I’ve learned to live in the here and now. I’ve learned to do what matters, and
to do it as well as I can. I’ve learned not to waste time and energy on what
doesn’t matter. I’ve found a resilience that got me through some serious
ordeals. I travel hopefully but remain vigilant.
I’ve weathered
a sea change in my life. And through it I’ve become a more developed person and
a more developed writer too. I’m now more appreciative of what I do have, more
aware of my strengths and limitations, more understanding of others and more
open and honest.
After
recuperating from my years of treatment, I took stock of the poems I’d written
since 2013. What began as a creative trickle had built into a steady flow. There
were well over a hundred new poems. Twenty three had won awards in competitions
in Ireland, the UK and the USA. Fifty had been published, some of them in highly-regarded
literary journals in Europe, North America and the UK.

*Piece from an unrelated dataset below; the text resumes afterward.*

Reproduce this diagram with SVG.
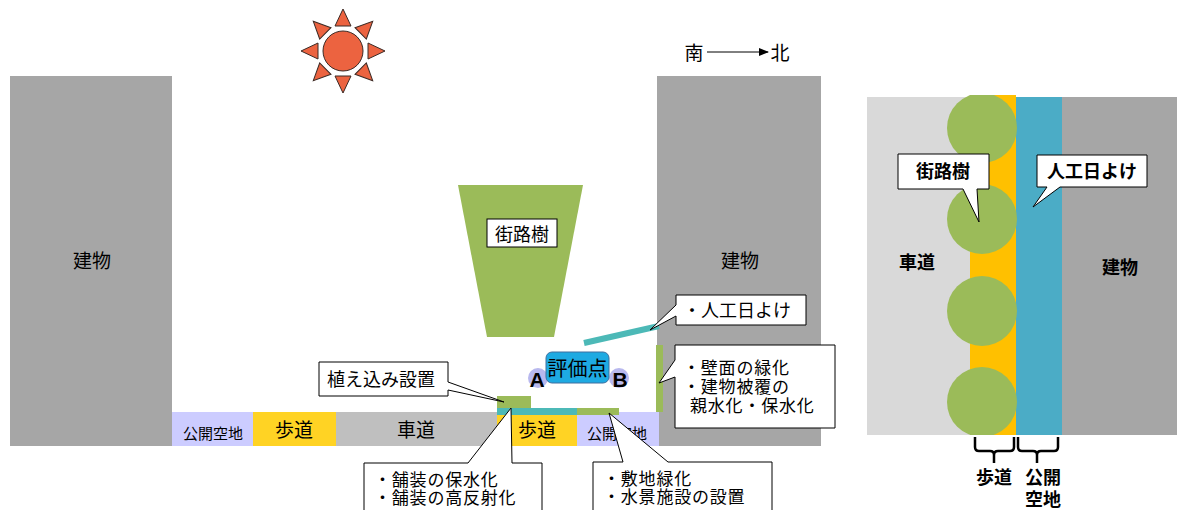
<svg xmlns="http://www.w3.org/2000/svg" width="1177" height="510" viewBox="0 0 1177 510">
  <style>
    text { font-family: "Noto Sans CJK JP", "Noto Sans", sans-serif; fill: #000; }
    .lbl { font-size: 18px; }
    .note { font-size: 17px; letter-spacing: 0.8px; }
    .bld { font-size: 18px; font-weight: bold; }
    .mid { text-anchor: middle; }
    .callout { fill: #fff; stroke: #000; stroke-width: 1; }
    .bldg { fill: #a6a6a6; }
    .road { fill: #bfbfbf; }
    .walk { fill: #ffd324; }
    .open { fill: #ccccff; }
    .green { fill: #9bbb59; }
    .ray { fill: #ec6340; stroke: #3b2a25; stroke-width: 1; }
    .latin { font-family: "Liberation Sans", Arial, sans-serif; font-size: 21px; font-weight: bold; text-anchor: middle; }
    .brace { fill: none; stroke: #000; stroke-width: 2.5; stroke-linejoin: round; }
  </style>
  <defs>
    <marker id="arrowHead" viewBox="0 0 10 10" refX="9" refY="5" markerWidth="10" markerHeight="10" markerUnits="userSpaceOnUse" orient="auto">
      <path d="M0,1 L10,5 L0,9 Z" fill="#000"/>
    </marker>
    <path id="sunRay" d="M0,-42 L8,-25 L-8,-25 Z"/>
    <clipPath id="planClip">
      <rect x="867" y="95" width="310" height="340"/>
    </clipPath>
  </defs>

  <rect width="1177" height="510" fill="#fff"/>

  <!-- Sun -->
  <g id="sun" transform="translate(343,51)">
    <use href="#sunRay" class="ray"/>
    <use href="#sunRay" class="ray" transform="rotate(45)"/>
    <use href="#sunRay" class="ray" transform="rotate(90)"/>
    <use href="#sunRay" class="ray" transform="rotate(135)"/>
    <use href="#sunRay" class="ray" transform="rotate(180)"/>
    <use href="#sunRay" class="ray" transform="rotate(225)"/>
    <use href="#sunRay" class="ray" transform="rotate(270)"/>
    <use href="#sunRay" class="ray" transform="rotate(315)"/>
    <circle r="20" class="ray"/>
  </g>

  <!-- Orientation -->
  <g id="orientation">
    <text x="694" y="60" class="lbl mid" style="font-size:19px">南</text>
    <text x="780" y="60" class="lbl mid" style="font-size:19px">北</text>
  </g>

  <!-- Cross-section: buildings -->
  <g id="building-south">
    <rect x="10" y="76" width="162" height="370" class="bldg"/>
    <text x="92" y="268" class="lbl mid" style="font-size:19px">建物</text>
  </g>
  <g id="building-north">
    <rect x="657" y="76" width="164" height="370" class="bldg"/>
    <text x="740" y="268" class="lbl mid" style="font-size:19px">建物</text>
  </g>

  <!-- Cross-section: ground strips -->
  <g id="open-space-south">
    <rect x="172" y="412" width="81" height="34" class="open"/>
    <text x="213" y="439" class="mid" style="font-size:15px">公開空地</text>
  </g>
  <g id="sidewalk-south">
    <rect x="253" y="412" width="83" height="34" class="walk"/>
    <text x="294" y="437" class="mid" style="font-size:19px">歩道</text>
  </g>
  <g id="roadway">
    <rect x="336" y="412" width="161" height="34" class="road"/>
    <text x="416" y="437" class="mid" style="font-size:19px">車道</text>
  </g>
  <g id="sidewalk-north">
    <rect x="497" y="412" width="80" height="34" class="walk"/>
    <text x="537" y="437" class="mid" style="font-size:19px">歩道</text>
  </g>
  <g id="open-space-north">
    <rect x="577" y="412" width="82" height="34" class="open"/>
    <text x="617" y="439" class="mid" style="font-size:15px">公開空地</text>
  </g>

  <!-- Street tree -->
  <g id="street-tree">
    <path d="M458,185 L583,185 L554,337 L487,337 Z" class="green"/>
    <rect x="487" y="219" width="70" height="28" class="callout"/>
    <text x="522" y="241" class="lbl mid">街路樹</text>
  </g>

  <!-- Measures drawn on the section -->
  <g id="measures">
    <line x1="584" y1="343" x2="659" y2="326" stroke="#4cb9b7" stroke-width="6"/>
    <rect x="656" y="345" width="7" height="67" class="green"/>
    <rect x="497" y="396" width="34" height="12" class="green"/>
    <rect x="497" y="408" width="80" height="7" fill="#4cb9b7"/>
    <rect x="577" y="408" width="42" height="7" class="green"/>
  </g>

  <!-- Evaluation point -->
  <g id="eval-point">
    <circle cx="538" cy="378" r="10" fill="#b8b8ee"/>
    <circle cx="619" cy="378" r="10" fill="#b8b8ee"/>
    <rect x="546" y="352" width="63" height="31" rx="6" fill="#1eaae2" stroke="#3e6f9e" stroke-width="1"/>
    <text x="577.5" y="376" class="mid" style="font-size:20px">評価点</text>
    <text x="537" y="387" class="latin">A</text>
    <text x="620" y="387" class="latin">B</text>
  </g>

  <!-- Callouts on the section -->
  <g id="callout-sunshade">
    <path d="M676,295 H806 V325 H676 V316 L650,330 L676,305 Z" class="callout"/>
    <text x="683" y="317" class="lbl">・人工日よけ</text>
  </g>
  <g id="callout-wall">
    <path d="M675,345 H835 V428 H675 V377 L659,383 L675,360 Z" class="callout"/>
    <text x="683" y="374" class="note">・壁面の緑化</text>
    <text x="683" y="393" class="note">・建物被覆の</text>
    <text x="690" y="412" class="note">親水化・保水化</text>
  </g>
  <g id="callout-planting">
    <path d="M319,362 H448 V382 L504,402 L448,390 V396 H319 Z" class="callout"/>
    <text x="327" y="386" class="lbl">植え込み設置</text>
  </g>
  <g id="callout-paving">
    <path d="M364,520 V463 H468 L511,408 L512,463 H542 V520" class="callout"/>
    <text x="374" y="486" class="note">・舗装の保水化</text>
    <text x="374" y="504" class="note">・舗装の高反射化</text>
  </g>
  <g id="callout-site">
    <path d="M593,520 V462 H623 L609,413 L668,462 H772 V520" class="callout"/>
    <text x="603" y="485" class="note">・敷地緑化</text>
    <text x="603" y="503" class="note">・水景施設の設置</text>
  </g>

  <!-- Plan view -->
  <g id="plan-roadway">
    <rect x="867" y="97" width="103" height="338" fill="#d9d9d9"/>
    <text x="917" y="269" class="bld mid">車道</text>
  </g>
  <g id="plan-sidewalk">
    <rect x="970" y="95" width="46" height="340" fill="#ffc000"/>
  </g>
  <g id="plan-sunshade">
    <rect x="1016" y="97" width="46" height="338" fill="#4bacc6"/>
  </g>
  <g id="plan-building">
    <rect x="1062" y="97" width="115" height="338" fill="#a6a6a6"/>
    <text x="1120" y="274" class="bld mid">建物</text>
  </g>
  <g id="plan-trees" clip-path="url(#planClip)">
    <circle cx="982" cy="128" r="35" class="green"/>
    <circle cx="982" cy="219" r="35" class="green"/>
    <circle cx="982" cy="311" r="35" class="green"/>
    <circle cx="982" cy="402" r="35" class="green"/>
  </g>
  <g id="plan-callout-tree">
    <path d="M898,154 H989 V189 H977 L979,222 L963,189 H898 Z" class="callout"/>
    <text x="943" y="178" class="bld mid">街路樹</text>
  </g>
  <g id="plan-callout-sunshade">
    <path d="M1037,155 H1147 V187 H1060 L1033,207 L1047,187 H1037 Z" class="callout"/>
    <text x="1092" y="178" class="bld mid">人工日よけ</text>
  </g>
  <g id="plan-labels">
    <text x="994" y="484" class="bld mid">歩道</text>
    <text x="1043" y="484" class="bld mid">公開</text>
    <text x="1043" y="506" class="bld mid">空地</text>
  </g>

  <!-- Connectors -->
  <g id="connectors">
    <line x1="707" y1="52" x2="768" y2="52" stroke="#000" stroke-width="1" marker-end="url(#arrowHead)"/>
    <path d="M975,437 V447 Q975,451 979,451 H990 Q994,451 994,455 V463 M994,455 Q994,451 998,451 H1010 Q1014,451 1014,447 V437" class="brace"/>
    <path d="M1018,437 V447 Q1018,451 1022,451 H1033 Q1037,451 1037,455 V463 M1037,455 Q1037,451 1041,451 H1054 Q1058,451 1058,447 V437" class="brace"/>
  </g>
</svg>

I recall the late Ciaran Carson describing the meaning
and rationale of a collection as something that emerges over time. You write a
poem because you are inspired by something that fires your imagination. It is
only when you begin to put a number of poems together that the themes which
interconnect these pieces of writing can start to appear. And it may be some
time before you are able to discern these relationships and underlying
meanings. They are likely to not have been apparent to you at the time of
writing the poems themselves.
Over some eighteen months I went through a good number
of iterations of my second collection and tried a range of different titles. Special
thanks are due to the late Ciaran Carson, Moyra Donaldson and Damian Smyth for
their feedback. As Lagan Press had stopped publishing collections some years previously,
I needed to find a new home for my work. Roger Robinson, the winner of the TS
Eliot Prize 2019, said that after his manuscript got dozens of rejections from
publishers, he was told to hone his craft and keep trying. I followed this
excellent advice. Despite the rejections I received, I kept improving my
manuscript and early last year my collection was taken by Dempsey & Windle,
an independent publisher based in England.
The Skylark’s Call comprises
fifty-two poems. Around a third of these are autobiographical. Only two of them
are concerned with my cancer treatment. Some poems are mythic, some spiritual,
some historical, some geo-political, and some are environmental. About half of
the poems in the book are ‘discovered poems’. The poems span four continents
and seven millennia, for the human condition is timeless and universal. All of
the poems are in some way concerned with memories and meanings at the complex
borderland between life and death. Together they explore the vitality and
vulnerability of everyday life.
The poems that make up this collection are of course
informed by my experience over the past decade. During that time I have been a
cancer patient and a survivor. But that does not define me, nor does it define the
scope of the collection. The emotional substance of my life over the past
decade has been wide ranging and extremely diverse. The changes that have taken
place in me as a person and as a writer are considerable in their scale and in
their horizons. The scope and character of my new collection reflects this.
I began
this period not expecting to survive beyond two years. I didn’t think I would write
poetry again and I certainly never imagined that I would complete a second
collection. I learned to live for each day. I’m of course delighted that these
and plenty more good things have come to pass. Life has so many and varied ways
of surprising us.
The Skylark’s Call was
launched two months ago. It seems to have struck a chord with many readers and sales have been brisk.
Enthusiastic comments about the poems have been posted on social media. Perhaps
the coronavirus pandemic has played a part, for the territory that the
collection explores is one that we are all now having to deal with."